Begin with the first line of the material and write out each line exactly, ending with the line that contains "the same age". Pictures are not part of the copy.

Given information ::
══════════════════════════════

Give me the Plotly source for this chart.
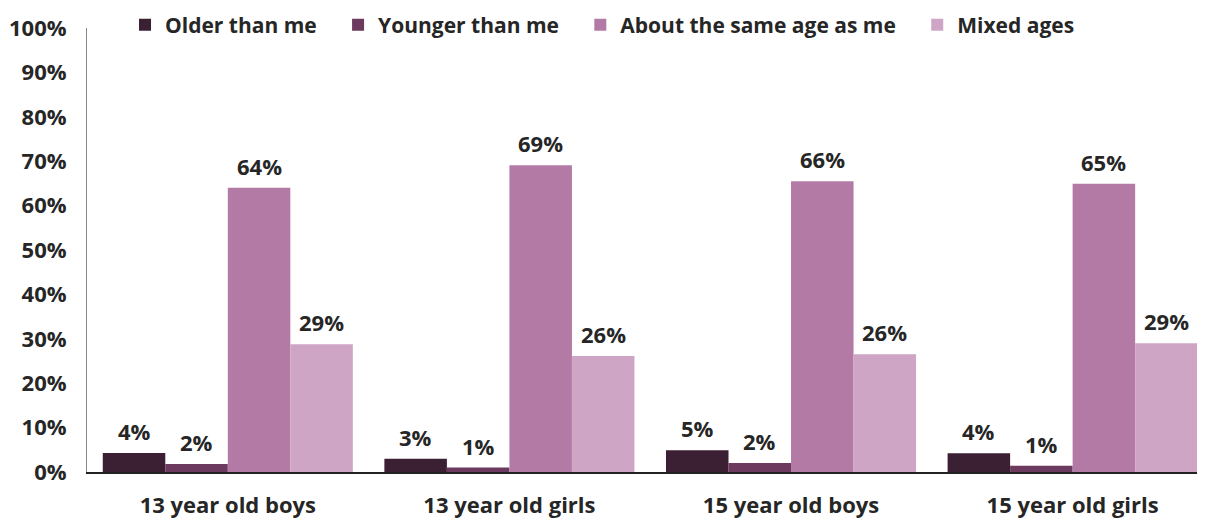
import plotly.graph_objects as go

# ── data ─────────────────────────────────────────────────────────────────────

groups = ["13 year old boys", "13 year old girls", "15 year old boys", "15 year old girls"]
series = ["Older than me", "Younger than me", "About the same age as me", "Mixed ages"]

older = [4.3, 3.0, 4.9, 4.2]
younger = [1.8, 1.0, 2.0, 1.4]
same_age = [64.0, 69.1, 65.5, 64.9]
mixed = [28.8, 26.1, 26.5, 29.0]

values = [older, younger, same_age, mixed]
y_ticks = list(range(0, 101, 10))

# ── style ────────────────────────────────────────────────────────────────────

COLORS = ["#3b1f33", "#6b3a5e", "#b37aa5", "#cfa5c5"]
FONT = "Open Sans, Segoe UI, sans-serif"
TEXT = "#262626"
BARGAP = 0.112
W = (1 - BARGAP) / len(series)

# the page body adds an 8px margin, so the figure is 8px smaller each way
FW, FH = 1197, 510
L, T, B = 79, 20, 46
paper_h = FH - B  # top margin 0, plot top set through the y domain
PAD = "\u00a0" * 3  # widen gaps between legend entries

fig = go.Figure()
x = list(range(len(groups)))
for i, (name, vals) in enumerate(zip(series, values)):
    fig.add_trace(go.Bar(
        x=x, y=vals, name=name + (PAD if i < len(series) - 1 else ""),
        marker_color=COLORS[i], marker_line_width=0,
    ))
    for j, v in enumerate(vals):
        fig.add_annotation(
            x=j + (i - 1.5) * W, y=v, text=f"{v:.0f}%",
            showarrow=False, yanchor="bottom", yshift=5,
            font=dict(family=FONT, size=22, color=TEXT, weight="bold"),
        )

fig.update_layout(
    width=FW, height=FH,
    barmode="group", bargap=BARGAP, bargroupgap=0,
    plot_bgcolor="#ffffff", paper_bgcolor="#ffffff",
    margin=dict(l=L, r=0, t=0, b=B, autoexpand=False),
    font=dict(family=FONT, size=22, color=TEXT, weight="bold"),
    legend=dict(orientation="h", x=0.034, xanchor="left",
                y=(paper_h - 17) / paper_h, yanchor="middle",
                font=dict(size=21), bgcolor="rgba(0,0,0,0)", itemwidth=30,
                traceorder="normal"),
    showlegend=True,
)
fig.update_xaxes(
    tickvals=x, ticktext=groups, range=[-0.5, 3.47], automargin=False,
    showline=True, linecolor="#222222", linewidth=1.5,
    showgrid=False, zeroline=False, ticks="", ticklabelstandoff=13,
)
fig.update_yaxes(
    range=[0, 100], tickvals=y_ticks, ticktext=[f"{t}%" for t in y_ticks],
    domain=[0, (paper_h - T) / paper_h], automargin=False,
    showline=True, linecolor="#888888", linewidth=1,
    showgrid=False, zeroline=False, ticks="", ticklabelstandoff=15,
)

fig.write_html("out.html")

══════════════════════════════

Solved problem ::
Give me the Plotly source for this chart.
import plotly.graph_objects as go

# ── data ─────────────────────────────────────────────────────────────────────

groups = ["13 year old boys", "13 year old girls", "15 year old boys", "15 year old girls"]
series = ["Older than me", "Younger than me", "About the same age as me", "Mixed ages"]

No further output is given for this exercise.